But why would people be using such devious tricks? Well, it's well supported that one way links are far better than reciprocal links. Some people try this by 3-way linking, more about what I think about that later! So by hiding your outgoing links from the search engines, the search engines will think you don't have pages of outgoing links and that all incoming links are one way. Your link popularity shoots up and those linking to you get no benefit back.

Most people don't notice and this continues. Then at some point the search engines notice this false oneway linking and see that you are hiding content. This can result in being banned from the search engines!

Friday 16 May 2008

Can't see the wood for the trees?

Sometimes I feel as though customers allow their attention to detail to run away with them too much and they can't see the wood for the trees. There's a coupld of customers' sites that are built and ready to go live, but in each case something is stopping them that's just too much attention to detail.

In the first case, the site is wonderful, works well and has had the stock loaded to it. It's published and ready to sell, apart from one missing essential - a home page. The home page isn't there - so anyone typing in the URL assumes there's not a site there. It's a shame when so much effort has gone into the site and the URL is being advertised.

Why isn't the home page 'ready'. Well, she gave us a logo to use and basically just want's this large graphic banged slap in the middle of the screen. Without checking, it's 500 pixels wide by probably 400 high. So it fills up most of the screen. But she want's it a little bit wider. Not much, just a little. So she's gone back to the original graphic artist. When she extended it and I published it, the customer didn't like the feel. So it's back to the drawing board. All for the sake of a few pixels. The graphic looks fine and I'd be happy to be a customer of the site.

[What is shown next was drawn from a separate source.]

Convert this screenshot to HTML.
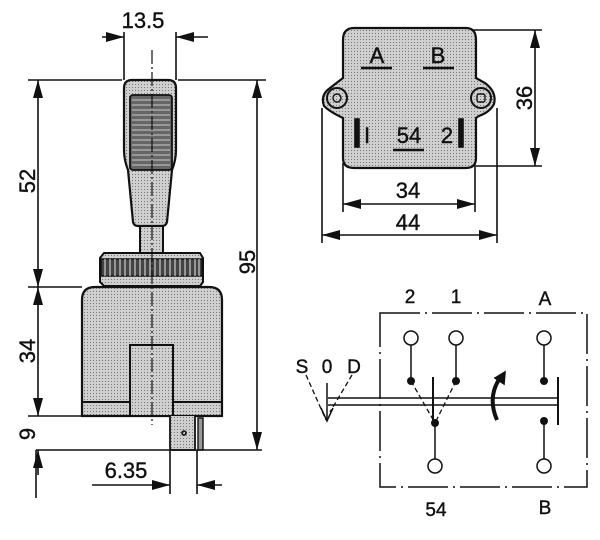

In the second instance it's just nit-picking over fine details on the screen - those links in the top right should be the same size as those on the left was one of them. They were 8px and 9px Arial font respectively. Then some pictures needed 'balancing' more accurately - they were moved apart by 2 to 3 pixels. And the list of changes goes on.

Why? OK, if they make the site look horrible then yes, get them sorted. But most customers aren't going to notice these problems, and he has the ability to change the pictures anyway - the sizing will affect the spacing.

What is wrong with this? Well, apart from wasting time in development, the sites are on hold, not earning the customers' the income they should be. Another recent customer picked over his site and finally agreed it was finished and then started receiving huge amounts of orders each week. That's that many lost each of the previous weeks.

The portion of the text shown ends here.